Set down each line of the material that follows, exactly, with no pictures.

=======

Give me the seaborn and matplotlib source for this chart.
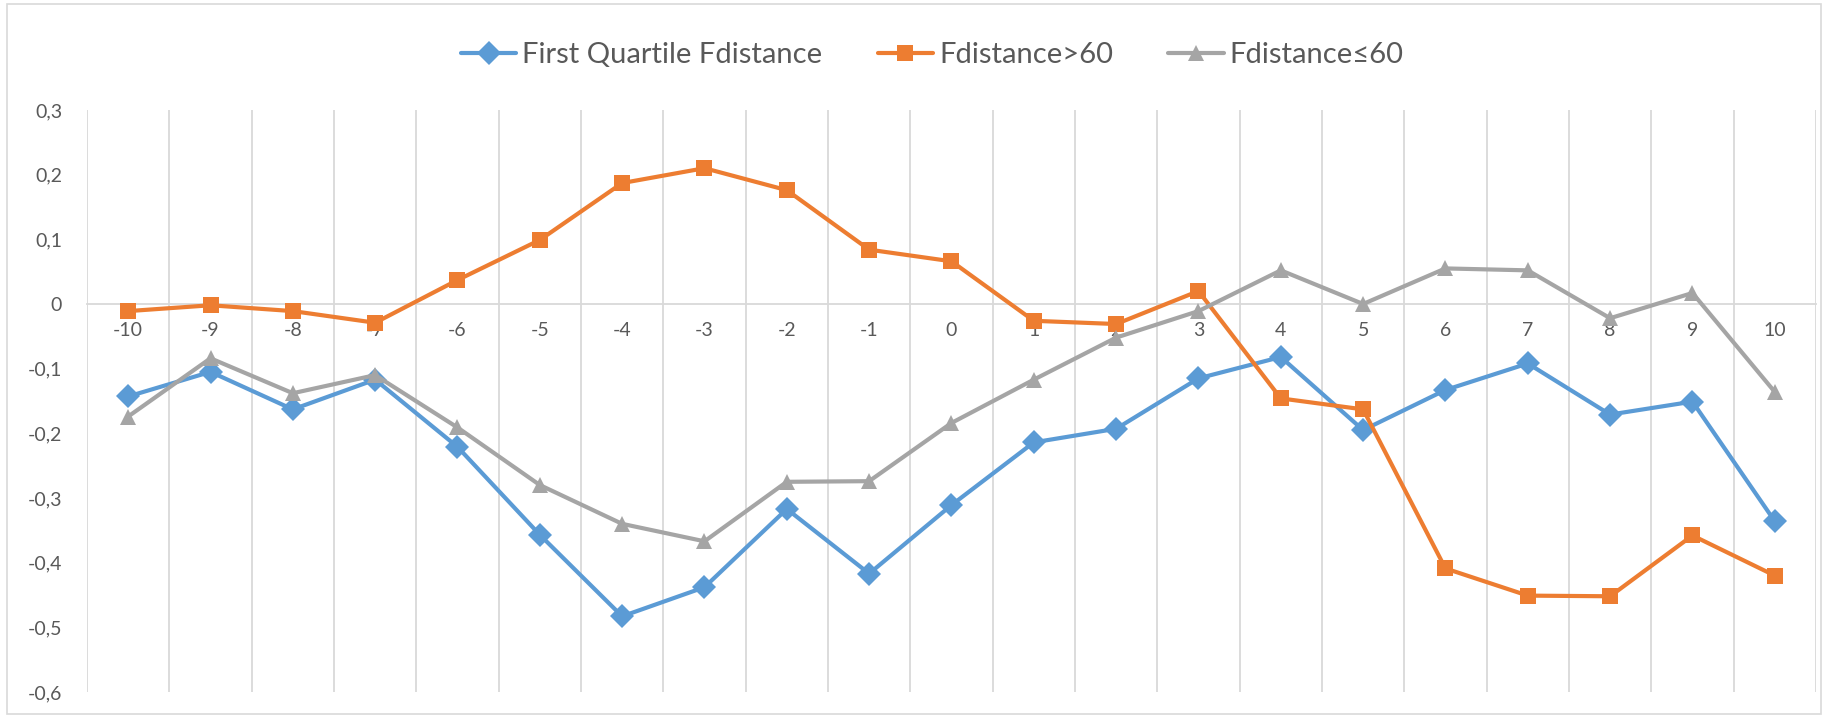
import pandas as pd
import matplotlib
matplotlib.use("Agg")
import matplotlib.pyplot as plt
import seaborn as sns
from matplotlib.ticker import FixedLocator, FuncFormatter
from matplotlib.patches import Rectangle

# data
days = list(range(-10, 11))
first_quartile = [-0.143, -0.105, -0.163, -0.117, -0.221, -0.357, -0.483, -0.438, -0.317, -0.417, -0.311,
                  -0.214, -0.193, -0.115, -0.082, -0.195, -0.133, -0.092, -0.171, -0.151, -0.336]
fdist_gt60 = [-0.011, -0.002, -0.011, -0.029, 0.037, 0.099, 0.187, 0.210, 0.176, 0.084, 0.066,
              -0.026, -0.031, 0.020, -0.146, -0.163, -0.409, -0.451, -0.452, -0.358, -0.420]
fdist_le60 = [-0.174, -0.084, -0.138, -0.110, -0.191, -0.280, -0.340, -0.367, -0.275, -0.274, -0.184,
              -0.117, -0.052, -0.011, 0.052, 0.000, 0.055, 0.052, -0.022, 0.017, -0.136]
series_names = ["First Quartile Fdistance", "Fdistance>60", "Fdistance\u226460"]
colors = ["#5B9BD5", "#ED7D31", "#A5A5A5"]
markers = ["D", "s", "^"]

df = pd.concat([
    pd.DataFrame({"day": days, "value": vals, "series": name})
    for name, vals in zip(series_names, [first_quartile, fdist_gt60, fdist_le60])
])

sns.set_theme(style="white")
plt.rcParams["font.family"] = ["Lato", "DejaVu Sans"]
plt.rcParams["axes.unicode_minus"] = False

fig = plt.figure(figsize=(18.28, 7.17), dpi=100)
ax = fig.add_axes([0.0476, 0.0349, 0.9458, 0.8117])

sns.lineplot(data=df, x="day", y="value", hue="series", style="series",
             hue_order=series_names, style_order=series_names,
             palette=dict(zip(series_names, colors)),
             markers=dict(zip(series_names, markers)), dashes=False,
             linewidth=3.0, markersize=12, markeredgewidth=0, ax=ax, zorder=3)

ax.set_xlim(-10.5, 10.5)
ax.set_ylim(-0.6, 0.3)
ax.set_xlabel("")
ax.set_ylabel("")

# category gridlines between the ticks
ax.xaxis.set_major_locator(FixedLocator(days))
ax.xaxis.set_minor_locator(FixedLocator([d + 0.5 for d in range(-11, 11)]))
ax.grid(False)
ax.grid(True, which="minor", axis="x", color="#D9D9D9", linewidth=1.3)
ax.set_yticks([0.3, 0.2, 0.1, 0, -0.1, -0.2, -0.3, -0.4, -0.5, -0.6])
ax.yaxis.set_major_formatter(FuncFormatter(
    lambda v, p: "0" if abs(v) < 1e-9 else f"{v:.1f}".replace(".", ",")))

for s in ["top", "right", "left"]:
    ax.spines[s].set_visible(False)
ax.spines["bottom"].set_position(("data", 0))
ax.spines["bottom"].set_color("#D9D9D9")
ax.spines["bottom"].set_linewidth(1.3)
ax.spines["bottom"].set_zorder(1)

ax.tick_params(axis="x", which="both", length=0, pad=13, labelsize=14, labelcolor="#595959")
ax.tick_params(axis="y", length=0, pad=18, labelsize=14, labelcolor="#595959")

leg = ax.legend(loc="center", bbox_to_anchor=(0.51, 0.923), bbox_transform=fig.transFigure,
                ncol=3, frameon=False, fontsize=21, handlelength=1.9, handletextpad=0.2,
                columnspacing=1.9, labelcolor="#595959")

fig.patches.append(Rectangle((0.004, 0.004), 0.992, 0.99, transform=fig.transFigure,
                             fill=False, edgecolor="#D9D9D9", linewidth=1.2))

fig.savefig("out.png", dpi=100)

=======

Task output —
Give me the seaborn and matplotlib source for this chart.
import pandas as pd
import matplotlib
matplotlib.use("Agg")
import matplotlib.pyplot as plt
import seaborn as sns
from matplotlib.ticker import FixedLocator, FuncFormatter
from matplotlib.patches import Rectangle

# data
days = list(range(-10, 11))
first_quartile = [-0.143, -0.105, -0.163, -0.117, -0.221, -0.357, -0.483, -0.438, -0.317, -0.417, -0.311,
                  -0.214, -0.193, -0.115, -0.082, -0.195, -0.133, -0.092, -0.171, -0.151, -0.336]
fdist_gt60 = [-0.011, -0.002, -0.011, -0.029, 0.037, 0.099, 0.187, 0.210, 0.176, 0.084, 0.066,
              -0.026, -0.031, 0.020, -0.146, -0.163, -0.409, -0.451, -0.452, -0.358, -0.420]
fdist_le60 = [-0.174, -0.084, -0.138, -0.110, -0.191, -0.280, -0.340, -0.367, -0.275, -0.274, -0.184,
              -0.117, -0.052, -0.011, 0.052, 0.000, 0.055, 0.052, -0.022, 0.017, -0.136]
series_names = ["First Quartile Fdistance", "Fdistance>60", "Fdistance\u226460"]
colors = ["#5B9BD5", "#ED7D31", "#A5A5A5"]
markers = ["D", "s", "^"]

df = pd.concat([
    pd.DataFrame({"day": days, "value": vals, "series": name})
    for name, vals in zip(series_names, [first_quartile, fdist_gt60, fdist_le60])
])

sns.set_theme(style="white")
plt.rcParams["font.family"] = ["Lato", "DejaVu Sans"]
plt.rcParams["axes.unicode_minus"] = False

fig = plt.figure(figsize=(18.28, 7.17), dpi=100)
ax = fig.add_axes([0.0476, 0.0349, 0.9458, 0.8117])

sns.lineplot(data=df, x="day", y="value", hue="series", style="series",
             hue_order=series_names, style_order=series_names,
             palette=dict(zip(series_names, colors)),
             markers=dict(zip(series_names, markers)), dashes=False,
             linewidth=3.0, markersize=12, markeredgewidth=0, ax=ax, zorder=3)

ax.set_xlim(-10.5, 10.5)
ax.set_ylim(-0.6, 0.3)
ax.set_xlabel("")
ax.set_ylabel("")

# category gridlines between the ticks
ax.xaxis.set_major_locator(FixedLocator(days))
ax.xaxis.set_minor_locator(FixedLocator([d + 0.5 for d in range(-11, 11)]))
ax.grid(False)
ax.grid(True, which="minor", axis="x", color="#D9D9D9", linewidth=1.3)
ax.set_yticks([0.3, 0.2, 0.1, 0, -0.1, -0.2, -0.3, -0.4, -0.5, -0.6])
ax.yaxis.set_major_formatter(FuncFormatter(
    lambda v, p: "0" if abs(v) < 1e-9 else f"{v:.1f}".replace(".", ",")))

for s in ["top", "right", "left"]:
    ax.spines[s].set_visible(False)
ax.spines["bottom"].set_position(("data", 0))
ax.spines["bottom"].set_color("#D9D9D9")
ax.spines["bottom"].set_linewidth(1.3)
ax.spines["bottom"].set_zorder(1)

ax.tick_params(axis="x", which="both", length=0, pad=13, labelsize=14, labelcolor="#595959")
ax.tick_params(axis="y", length=0, pad=18, labelsize=14, labelcolor="#595959")

leg = ax.legend(loc="center", bbox_to_anchor=(0.51, 0.923), bbox_transform=fig.transFigure,
                ncol=3, frameon=False, fontsize=21, handlelength=1.9, handletextpad=0.2,
                columnspacing=1.9, labelcolor="#595959")

fig.patches.append(Rectangle((0.004, 0.004), 0.992, 0.99, transform=fig.transFigure,
                             fill=False, edgecolor="#D9D9D9", linewidth=1.2))

fig.savefig("out.png", dpi=100)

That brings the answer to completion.